Белые африканцы сегодня: как живут белые в ЮАР после отмены апартеида. Часть вторая

Ранее: часть первая

wat-cover-pt2

Белые в ЮАР очень неоднородны — потомков голландских (а также французских и немецких) колонистов среди них около 60%. Из 4,2 млн человек белого населения 2,5 млн говорят на африкаанс.

Идентичность африканеров переживает не лучшие времена — язык буров постепенно выводится из употребления, пять университетов, где преподавание велось на африкаанс, недавно слили с англофонными.

Бок ван Блерк (настоящее имя Луис Пеплер) — популярный музыкант-африканер, исполняет музыку на африкаанс. Клип в неоколониальном духе напоминает «Слёзы солнца» с Брюсом Уиллисом

В стране непростая ситуация с языками — официальных аж одиннадцать: английский, африкаанс и ещё девять языков разных племён (например, зулусский). Кейптаун, раньше цитадель африкаанс, постепенно становится англоязычным — не в последнюю очередь из-за демографических изменений: чёрных всё больше и больше, а они предпочитают использовать английский. Наследие африканеров искореняют при молчаливом одобрении властей.

Правительство АНК активно меняет старые названия. Например, Претория с 2005 года называется Тсване. Дурбан внутри страны именуют не иначе как Этеквини, Восточный Ранд называют Экурхулени, а Питерсбург переименовали в Полокване.

Иногда принимают и более радикальные меры: например, Университет Свободного Государства в Блумфонтейне не так давно объявил, что с 1 января 2017 года прекратит преподавание на африкаанс — хотя в провинции почти не используют в быту другие языки, а африкаанс называют родным 89% местных жителей.

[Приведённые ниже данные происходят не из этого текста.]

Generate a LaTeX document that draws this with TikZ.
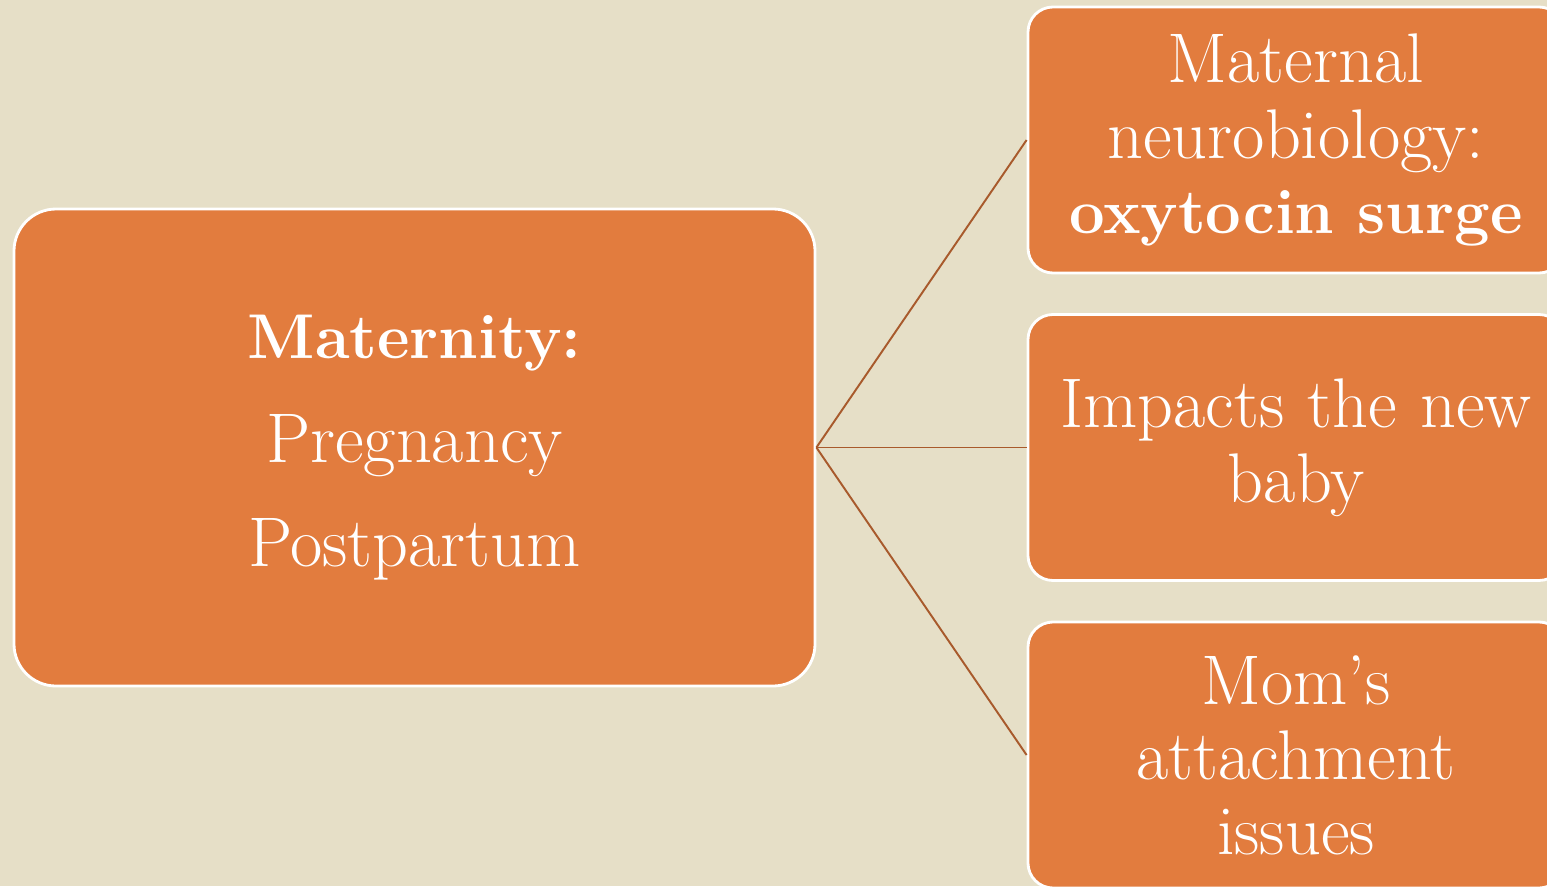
\documentclass[tikz,border=0pt]{standalone}
\usepackage{fontspec}
\usetikzlibrary{positioning}
\definecolor{mtbeige}{HTML}{E6DFC7}
\definecolor{mtorange}{HTML}{E27C3E}
\definecolor{mtbrown}{HTML}{A85A2C}
\newcommand{\mtbold}[1]{{\fontsize{36}{42.7}\selectfont\bfseries #1}}

\begin{document}
\begin{tikzpicture}[
  mainbox/.style={draw=white, line width=1.6pt, fill=mtorange,
                  rounded corners=0.84cm, minimum width=16.02cm,
                  minimum height=9.54cm, align=center, text=white,
                  font=\fontsize{40}{59}\selectfont},
  sidebox/.style={draw=white, line width=1.6pt, fill=mtorange,
                  rounded corners=0.5cm, minimum width=10.72cm,
                  minimum height=5.32cm, text width=10.4cm, align=center,
                  text=white, font=\fontsize{40}{42.7}\selectfont},
  link/.style={draw=mtbrown, line width=1.1pt},
]
  % Page and background.
  \useasboundingbox (0,0) rectangle (30.94,-17.72);
  \clip (0,0) rectangle (30.94,-17.72);
  \fill[mtbeige] (0,0) rectangle (30.94,-17.72);

  % Central topic.
  \node[mainbox] (maternity) at (8.29,-8.95)
    {\mtbold{Maternity:}\\Pregnancy\\Postpartum};

  % Three outcomes on the right.
  \node[sidebox] (neuro) at (25.92,-2.80)
    {Maternal\\neurobiology:\\\mtbold{oxytocin surge}};
  \node[sidebox] (impacts) at (25.92,-8.95)
    {Impacts the new\\baby};
  \node[sidebox] (attach) at (25.92,-15.10)
    {Mom’s\\attachment\\issues};

  \draw[link] (maternity.east) -- (neuro.west);
  \draw[link] (maternity.east) -- (impacts.west);
  \draw[link] (maternity.east) -- (attach.west);

\end{tikzpicture}
\end{document}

Администрация престижного Стеленбосского университета также подумывает о замене африкаанс на английский — чтобы образование стало более доступным для чёрных студентов, в основном знающих только его.

Ещё один клип ван Блерка, уже про англо-бурскую войну. Полный перевод текста (и довольно неплохой) можно найти здесь

Африкаанс оставался главным языком ЮАР с самого начала апартеида и до его отмены, но после 1994-го превратился в один их многих. Теперь его целенаправленно поддерживают и защищают только энтузиасты. Африканерский белый истеблишмент отошёл от политики, и английский окончательно стал lingua franca.

Лишь 13% детей в ЮАР получают начальное образование на африкаанс — что очень мало в сравнении с 65% их сверстников, обучающихся на английском. С другой стороны, африкаанс существует не только за счёт потомков европейских переселенцев, но и благодаря цветным (азиаты и люди смешанного происхождения) — в годы апартеида они неплохо устроились в качестве буфера между белыми и негритянским большинством.

Несмотря на натиск, родной язык буров держится крепко: 2/3 кассовых сборов отходят фильмам, снятым на африкаанс; больше всего зрителей посещают театральные постановки с использованием этого языка; на нём же проводится крупнейший в стране культурный фестиваль Klein Karoo Nasionale Kunstefees; более 50% местной художественной литературы написано на африкаанс. Африканеры пока не готовы сдавать своё культурное наследие.

Про безумных южноафриканцев из Die Antwoord знает весь мир, не в последнюю очередь благодаря их участию в фильме «Робот по имени Чаппи». Их самые популярные хиты вроде Baby’s on fire и Enter Ninja исполняются на английском, но специально для вас мы нашли песню на африкаанс

Заметное разделение южноафриканских белых на африканеров и англоговорящих сильно снижает протестный потенциал белого сопротивления — у африканеров с англоязычными хватает разногласий.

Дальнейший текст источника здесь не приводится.